The Bank of England has unveiled its new £10 banknote featuring Jane Austen, on the 200th anniversary of the iconic author’s death. The problem is that the image on the note is based on a flattering portrait commissioned by Austen's nephew after the author's death at the age of 41. Compared to the only known likeness of Austen created during her lifetime -- a sketch drawn by her sister, Cassandra, showing the author with thin lips, a pointed chin, and bags under her eyes -- the image used for the note gives the author a softer, prettier, and more "airbrushed" look. The note has also drawn criticism for featuring the Pride and Prejudice quotation “I declare after all there is no enjoyment like reading!”, said by Caroline Bingley, a character who has no interest in reading and says this merely to impress Mr.
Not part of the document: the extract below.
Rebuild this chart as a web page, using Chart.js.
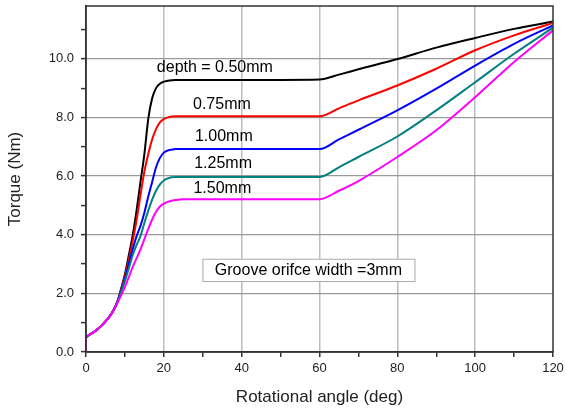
<!DOCTYPE html>
<html>
<head>
<meta charset="utf-8">
<script src="https://cdn.jsdelivr.net/npm/chart.js@4/dist/chart.umd.min.js"></script>
<style>
html,body{margin:0;padding:0;background:#fff;}
canvas{display:block;}
</style>
</head>
<body>
<canvas id="c" width="566" height="412"></canvas>
<script>
// Rotational angle (deg)
const angles = [0, 0, 1, 2, 3, 4, 5, 6, 7, 8, 9, 10, 11, 12, 13, 14, 15, 16, 17, 18, 19, 20, 21, 22, 23, 24, 25, 30, 40, 50, 60, 65, 70, 80, 90, 100, 110, 120];

// Torque (Nm) per groove depth
const depth050 = [0, 0.52, 0.6, 0.68, 0.78, 0.9, 1.04, 1.21, 1.42, 1.7,
  2.15, 2.65, 3.3, 3.98, 4.83, 5.8, 6.75, 7.95, 8.65, 9.0, 9.15, 9.22, 9.25, 9.27, 9.28, 9.28, 9.28,
  9.28, 9.28, 9.28, 9.29, 9.46, 9.64, 9.99, 10.38, 10.71, 11.02, 11.27];
const depth075 = [0, 0.52, 0.6, 0.68, 0.78, 0.9, 1.04, 1.2, 1.41, 1.69,
  2.1, 2.58, 3.15, 3.78, 4.5, 5.35, 6.15, 6.75, 7.25, 7.6, 7.83, 7.94, 8.0, 8.03, 8.04, 8.04, 8.04,
  8.04, 8.04, 8.04, 8.04, 8.31, 8.58, 9.09, 9.66, 10.29, 10.8, 11.22];
const depth100 = [0, 0.52, 0.6, 0.68, 0.78, 0.9, 1.04, 1.2, 1.4, 1.68,
  2.07, 2.5, 3.0, 3.5, 3.95, 4.3, 4.75, 5.3, 5.8, 6.3, 6.62, 6.8, 6.87, 6.9, 6.92, 6.92, 6.92,
  6.92, 6.92, 6.92, 6.92, 7.25, 7.58, 8.24, 8.98, 9.77, 10.51, 11.14];
const depth125 = [0, 0.52, 0.6, 0.68, 0.78, 0.9, 1.04, 1.2, 1.4, 1.67,
  2.03, 2.42, 2.85, 3.3, 3.65, 3.95, 4.4, 4.82, 5.2, 5.5, 5.72, 5.85, 5.92, 5.96, 5.97, 5.97, 5.97,
  5.97, 5.97, 5.97, 5.97, 6.3, 6.65, 7.35, 8.24, 9.2, 10.17, 11.06];
const depth150 = [0, 0.53, 0.6, 0.68, 0.78, 0.9, 1.04, 1.2, 1.4, 1.65,
  1.92, 2.22, 2.55, 2.9, 3.2, 3.5, 3.85, 4.2, 4.52, 4.78, 4.96, 5.06, 5.12, 5.16, 5.18, 5.2, 5.21,
  5.21, 5.21, 5.21, 5.21, 5.5, 5.83, 6.65, 7.56, 8.69, 9.89, 10.97];

const seriesNames = ['depth = 0.50mm', '0.75mm', '1.00mm', '1.25mm', '1.50mm'];
const noteText = 'Groove orifce width =3mm';
const xTitle = 'Rotational angle (deg)';
const yTitle = 'Torque (Nm)';

const FONT = '"Liberation Sans", Arial, sans-serif';

function pts(ys){ return angles.map((a,i)=>({x:a, y:ys[i]})); }

const colors = ['#000000', '#ff0000', '#0000ff', '#008080', '#ff00ff'];
const allSeries = [depth050, depth075, depth100, depth125, depth150];

const datasets = allSeries.map((s,i)=>({
  label: seriesNames[i],
  data: pts(s),
  borderColor: colors[i],
  backgroundColor: colors[i],
  borderWidth: 2,
  pointRadius: 0,
  cubicInterpolationMode: 'monotone',
  order: 4 - i,
  fill: false
}));

// label anchor positions in data units (left, middle)
const labelAnchors = [[18.2, 9.7], [27.5, 8.45], [28.0, 7.36], [27.8, 6.41], [27.6, 5.56]];
const noteBox = {x0: 29.9, x1: 84.4, y0: 3.18, y1: 2.42};

const annotPlugin = {
  id: 'annot',
  afterDatasetsDraw(chart){
    const {ctx, chartArea, scales:{x, y}} = chart;
    ctx.save();
    // frame
    ctx.strokeStyle = '#333';
    ctx.lineWidth = 1.5;
    ctx.strokeRect(chartArea.left, chartArea.top, chartArea.right - chartArea.left, chartArea.bottom - chartArea.top);
    // series labels
    ctx.fillStyle = '#000';
    ctx.font = '16px ' + FONT;
    ctx.textAlign = 'left';
    ctx.textBaseline = 'middle';
    seriesNames.forEach((t,i)=>{
      ctx.fillText(t, x.getPixelForValue(labelAnchors[i][0]), y.getPixelForValue(labelAnchors[i][1]));
    });
    // note box
    const bx0 = x.getPixelForValue(noteBox.x0), bx1 = x.getPixelForValue(noteBox.x1);
    const by0 = y.getPixelForValue(noteBox.y0), by1 = y.getPixelForValue(noteBox.y1);
    ctx.fillStyle = '#fff';
    ctx.fillRect(bx0, by0, bx1 - bx0, by1 - by0);
    ctx.strokeStyle = '#aaa';
    ctx.lineWidth = 1;
    ctx.strokeRect(bx0 + 0.5, by0 + 0.5, bx1 - bx0, by1 - by0);
    ctx.fillStyle = '#000';
    ctx.textAlign = 'center';
    ctx.fillText(noteText, (bx0 + bx1) / 2, (by0 + by1) / 2 + 1);
    ctx.restore();
  }
};

new Chart(document.getElementById('c'), {
  type: 'line',
  data: { datasets },
  options: {
    responsive: false,
    animation: false,
    layout: { padding: { top: 6, right: 13, left: 0, bottom: 0 } },
    plugins: { legend: { display: false }, tooltip: { enabled: false } },
    scales: {
      x: {
        type: 'linear',
        min: 0, max: 120,
        afterFit(s){ s.height = 60; s.paddingLeft = 0; s.paddingRight = 0; },
        ticks: {
          stepSize: 10,
          autoSkip: false,
          maxRotation: 0,
          padding: 4,
          color: '#222',
          font: { family: FONT, size: 13 },
          callback: v => (v % 20 === 0 ? String(v) : '')
        },
        grid: {
          color: c => (c.tick && c.tick.value % 20 === 0 && c.tick.value !== 0 && c.tick.value !== 120) ? '#bdbdbd' : 'rgba(0,0,0,0)',
          lineWidth: 1.5,
          tickColor: '#333',
          tickLength: 5,
          tickWidth: 1.5
        },
        border: { display: true, color: '#333', width: 1.5 },
        title: { display: true, text: xTitle, color: '#222', font: { family: FONT, size: 17 }, padding: { top: 0, bottom: 4 } }
      },
      y: {
        type: 'linear',
        min: 0, max: 11.8,
        afterFit(s){ s.width = 86; s.paddingTop = 0; s.paddingBottom = 0; },
        afterBuildTicks(s){ s.ticks = s.ticks.filter(t => Math.abs(t.value - Math.round(t.value)) < 1e-6); },
        ticks: {
          stepSize: 1,
          autoSkip: false,
          padding: 7,
          color: '#222',
          font: { family: FONT, size: 13 },
          callback: v => (Math.round(v) % 2 === 0 ? v.toFixed(1) : '')
        },
        grid: {
          color: c => (c.tick && Math.round(c.tick.value) % 2 === 0 && c.tick.value !== 0) ? '#9a9a9a' : 'rgba(0,0,0,0)',
          lineWidth: 1.2,
          tickColor: '#333',
          tickLength: 5,
          tickWidth: 1.5
        },
        border: { display: true, color: '#333', width: 1.5 },
        title: { display: true, text: yTitle, color: '#222', font: { family: FONT, size: 17 }, padding: { top: 5, bottom: 0 } }
      }
    }
  },
  plugins: [annotPlugin]
});
</script>
</body>
</html>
Darcy.
Two women, on the money:
- “It's deeply ironic that the image chosen by the Bank of England isn't really her,” said historian Lucy Worsley. “It's an author publicity portrait” that was created after her death.
- Jane Austen and Queen Elizabeth II are the only women to be currently featured on any English banknotes.
- Social reformer Elizabeth Fry’s image appeared on the back of the £5 note until 2016, when she was replaced by Winston Churchill, a move that created plenty of controversy for the Bank of England.